Oh yes those crazy deluded people who have “bought into” liberalism. (Calling it “Western” liberalism is itself an insult to all non-Westerners. It’s not “Western.” See Amartya Sen for more on this, or Kwame Anthony Appiah, or any human rights activists in non-Western countries ffs.) It’s a pity more people haven’t “bought into” liberalism, because if they had then abuses of human rights wouldn’t be such a commonplace.

And what an ignorant description. She seems to have liberalism confused with Randian libertarianism.

Fighting sexism can only be powerful while operating coherently in its cultural context. Tunisian women often take to the streets in large numbers to protest against what they see as curtailing of their freedom by the government. In Egypt, the group Tahrir Bodyguards, comprised of men and women, was formed to offer women free self-defence classes against sexual harassment and to patrol the streets in order to help protect women against assault in the face of an indifferent government.

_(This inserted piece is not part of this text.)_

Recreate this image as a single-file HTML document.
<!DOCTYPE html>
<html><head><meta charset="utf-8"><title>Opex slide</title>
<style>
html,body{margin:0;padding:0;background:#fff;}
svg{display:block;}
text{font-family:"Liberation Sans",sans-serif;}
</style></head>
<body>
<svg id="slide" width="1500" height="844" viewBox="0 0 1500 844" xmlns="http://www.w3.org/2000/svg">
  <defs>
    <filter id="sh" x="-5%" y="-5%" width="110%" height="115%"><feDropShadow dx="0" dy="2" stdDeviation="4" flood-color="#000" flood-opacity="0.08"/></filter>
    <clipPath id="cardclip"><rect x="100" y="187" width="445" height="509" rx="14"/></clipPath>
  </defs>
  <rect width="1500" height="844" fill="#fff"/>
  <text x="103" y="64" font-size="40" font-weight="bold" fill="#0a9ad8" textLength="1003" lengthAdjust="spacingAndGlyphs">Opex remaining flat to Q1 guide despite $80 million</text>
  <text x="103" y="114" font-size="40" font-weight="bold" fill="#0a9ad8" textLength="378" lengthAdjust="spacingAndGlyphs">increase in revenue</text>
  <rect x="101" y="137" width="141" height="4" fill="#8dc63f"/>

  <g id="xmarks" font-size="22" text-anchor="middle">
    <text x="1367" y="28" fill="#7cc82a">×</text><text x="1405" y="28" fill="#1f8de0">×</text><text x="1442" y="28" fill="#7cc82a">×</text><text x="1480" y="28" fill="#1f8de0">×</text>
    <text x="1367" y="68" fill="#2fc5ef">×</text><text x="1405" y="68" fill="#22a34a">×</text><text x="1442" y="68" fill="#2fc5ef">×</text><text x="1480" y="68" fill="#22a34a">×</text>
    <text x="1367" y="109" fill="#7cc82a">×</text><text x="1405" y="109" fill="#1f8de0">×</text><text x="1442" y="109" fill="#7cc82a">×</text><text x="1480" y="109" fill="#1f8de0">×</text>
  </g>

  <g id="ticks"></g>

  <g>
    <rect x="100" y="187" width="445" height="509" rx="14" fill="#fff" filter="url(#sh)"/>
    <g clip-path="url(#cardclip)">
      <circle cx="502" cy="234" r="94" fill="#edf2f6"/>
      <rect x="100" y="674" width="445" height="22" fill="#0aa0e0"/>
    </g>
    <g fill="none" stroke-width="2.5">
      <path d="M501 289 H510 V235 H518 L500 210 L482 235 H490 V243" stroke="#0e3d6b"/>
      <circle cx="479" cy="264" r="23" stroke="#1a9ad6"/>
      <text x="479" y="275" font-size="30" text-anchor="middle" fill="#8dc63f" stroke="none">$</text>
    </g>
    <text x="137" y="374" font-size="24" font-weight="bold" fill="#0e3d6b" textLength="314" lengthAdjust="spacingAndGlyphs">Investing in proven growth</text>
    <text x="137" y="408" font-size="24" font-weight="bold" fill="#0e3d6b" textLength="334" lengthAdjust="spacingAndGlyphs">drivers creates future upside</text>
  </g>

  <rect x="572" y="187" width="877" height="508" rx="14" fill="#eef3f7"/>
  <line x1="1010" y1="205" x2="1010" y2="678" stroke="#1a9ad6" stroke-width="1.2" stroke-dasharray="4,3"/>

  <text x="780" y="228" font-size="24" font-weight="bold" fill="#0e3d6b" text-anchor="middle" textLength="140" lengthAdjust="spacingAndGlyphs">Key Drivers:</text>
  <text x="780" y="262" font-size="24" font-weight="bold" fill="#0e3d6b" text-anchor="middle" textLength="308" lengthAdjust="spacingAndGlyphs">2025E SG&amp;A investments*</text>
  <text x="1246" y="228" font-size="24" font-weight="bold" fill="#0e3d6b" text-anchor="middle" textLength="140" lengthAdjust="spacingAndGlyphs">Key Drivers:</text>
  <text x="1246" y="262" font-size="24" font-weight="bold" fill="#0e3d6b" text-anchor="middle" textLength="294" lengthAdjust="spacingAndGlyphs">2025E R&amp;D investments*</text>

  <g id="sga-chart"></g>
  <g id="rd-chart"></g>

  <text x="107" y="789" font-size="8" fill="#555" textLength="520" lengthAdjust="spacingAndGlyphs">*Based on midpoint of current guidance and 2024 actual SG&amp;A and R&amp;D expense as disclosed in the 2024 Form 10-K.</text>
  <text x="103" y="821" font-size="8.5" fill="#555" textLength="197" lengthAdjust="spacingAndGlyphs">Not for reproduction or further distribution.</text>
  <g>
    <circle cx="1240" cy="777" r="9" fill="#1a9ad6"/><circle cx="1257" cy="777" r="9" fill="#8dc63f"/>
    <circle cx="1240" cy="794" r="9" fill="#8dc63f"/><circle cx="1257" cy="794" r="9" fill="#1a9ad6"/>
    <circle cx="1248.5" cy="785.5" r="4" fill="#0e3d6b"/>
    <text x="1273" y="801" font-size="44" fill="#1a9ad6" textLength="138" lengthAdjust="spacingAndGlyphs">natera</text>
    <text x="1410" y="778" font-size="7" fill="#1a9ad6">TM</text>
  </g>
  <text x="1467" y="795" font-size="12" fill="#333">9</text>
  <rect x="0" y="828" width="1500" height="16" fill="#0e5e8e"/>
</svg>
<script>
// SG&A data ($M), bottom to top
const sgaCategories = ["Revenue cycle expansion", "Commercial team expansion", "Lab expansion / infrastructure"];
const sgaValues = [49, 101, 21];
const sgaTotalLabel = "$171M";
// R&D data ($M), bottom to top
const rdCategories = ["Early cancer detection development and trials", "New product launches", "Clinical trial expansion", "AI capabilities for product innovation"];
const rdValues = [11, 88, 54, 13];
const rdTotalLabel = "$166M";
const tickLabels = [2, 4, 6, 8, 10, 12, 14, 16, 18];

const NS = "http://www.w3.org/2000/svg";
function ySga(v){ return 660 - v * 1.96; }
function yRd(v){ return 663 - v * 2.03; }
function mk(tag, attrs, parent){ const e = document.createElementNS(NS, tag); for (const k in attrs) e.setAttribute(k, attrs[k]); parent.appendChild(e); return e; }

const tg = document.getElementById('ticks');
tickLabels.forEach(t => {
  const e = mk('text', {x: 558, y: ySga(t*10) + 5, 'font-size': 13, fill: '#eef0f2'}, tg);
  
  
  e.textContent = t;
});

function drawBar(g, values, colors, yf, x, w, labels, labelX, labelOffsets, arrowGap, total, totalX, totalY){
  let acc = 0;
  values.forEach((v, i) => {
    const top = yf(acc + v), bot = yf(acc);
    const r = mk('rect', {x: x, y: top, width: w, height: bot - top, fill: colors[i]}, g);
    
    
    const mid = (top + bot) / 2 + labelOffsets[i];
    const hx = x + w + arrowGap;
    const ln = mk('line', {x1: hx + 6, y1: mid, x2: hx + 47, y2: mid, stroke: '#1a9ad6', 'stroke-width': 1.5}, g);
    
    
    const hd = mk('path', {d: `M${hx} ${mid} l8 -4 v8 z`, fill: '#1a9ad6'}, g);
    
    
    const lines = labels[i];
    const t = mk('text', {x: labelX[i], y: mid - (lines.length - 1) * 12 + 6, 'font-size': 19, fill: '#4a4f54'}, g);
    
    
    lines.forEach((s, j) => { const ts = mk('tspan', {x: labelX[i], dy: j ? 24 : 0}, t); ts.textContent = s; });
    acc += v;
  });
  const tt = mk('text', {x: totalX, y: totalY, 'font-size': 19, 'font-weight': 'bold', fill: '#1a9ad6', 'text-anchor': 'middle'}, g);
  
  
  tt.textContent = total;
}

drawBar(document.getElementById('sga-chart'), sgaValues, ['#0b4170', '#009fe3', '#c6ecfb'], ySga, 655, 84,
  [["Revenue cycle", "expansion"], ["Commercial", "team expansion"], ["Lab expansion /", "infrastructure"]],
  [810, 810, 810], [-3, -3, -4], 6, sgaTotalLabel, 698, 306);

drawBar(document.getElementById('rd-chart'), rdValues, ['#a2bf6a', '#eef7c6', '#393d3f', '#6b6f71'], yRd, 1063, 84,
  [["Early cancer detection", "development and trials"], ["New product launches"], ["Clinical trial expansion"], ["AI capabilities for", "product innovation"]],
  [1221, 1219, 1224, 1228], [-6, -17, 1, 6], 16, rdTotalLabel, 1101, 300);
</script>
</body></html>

Yes, and? Governments do curtain freedoms; groups other than Tahrir Bodyguards assaulted women. In other words, no “cultural context” is monolithic; any “cultural context” includes disagreement and conflict, so what is her point? She dislikes and disagrees with Femen, fine, but it doesn’t follow that she’s any more clued in about the “cultural context” in question than they are.

This would matter to Femen if they were genuinely interested in helping to improve the situation for women in countries like Tunisia, where female employment is low, laws and norms restrict women’s access to employment and mobility, and domestic violence is common. But despite all of Femen’s attention-seeking claims, it is abundantly clear that their outrage is not about feminism. It is certainly not about women’s advancement in the Middle East. This is prejudice, racism and imperialism, dressed up in the apparently scant clothing of women’s rights.

And that’s where she gets just plain vicious. How the hell does she know that? Imperialism? On the basis of what? She sounds unpleasantly similar to the anti-abortion fanatics who have been flooding the discussion of the Savita Halippanavar inquest on Twitter with endless dark accusations of not giving a shit about Savita but simply wanting abortion, for its own sake.

Moreover, it is apparent that Femen’s outrage isn’t even about Amina. For all the scrawling of “Free Amina” on their adamantly bared breasts and the fulminating against threats of stoning and incarceration in a psychiatric asylum, little of this is based in reality. Amina’s lawyer, herself a Tunisian women’s rights activist, has confirmed that Amina was never in a mental institution (she was being kept at home with her family), she was not charged with any offence, and even if Amina were to be charged, the maximum sentence would be six months in jail for public indecency, not stoning.

So that’s all right then? Six months in jail? For nothing?

So, if not for Amina, or women in the Middle East, who is this protest for? In truth, it is just a convenient vehicle for organisations like Femen to reveal their true, Islamophobic colours. This was about the arrogant belief that a certain breed of feminism is the ultimate goal and that anyone who disagrees is to be aggressively condemned, dismissed and scorned – including the very Muslim women who work day after day against sexism in countries like Tunisia.

Says Susan Carland, revealing her true, liberalismophobic colors. It’s not “arrogant” to think that a particular way of doing things is better than others; Carland herself is arguing just that. She’s chosen the wrong one, that’s all.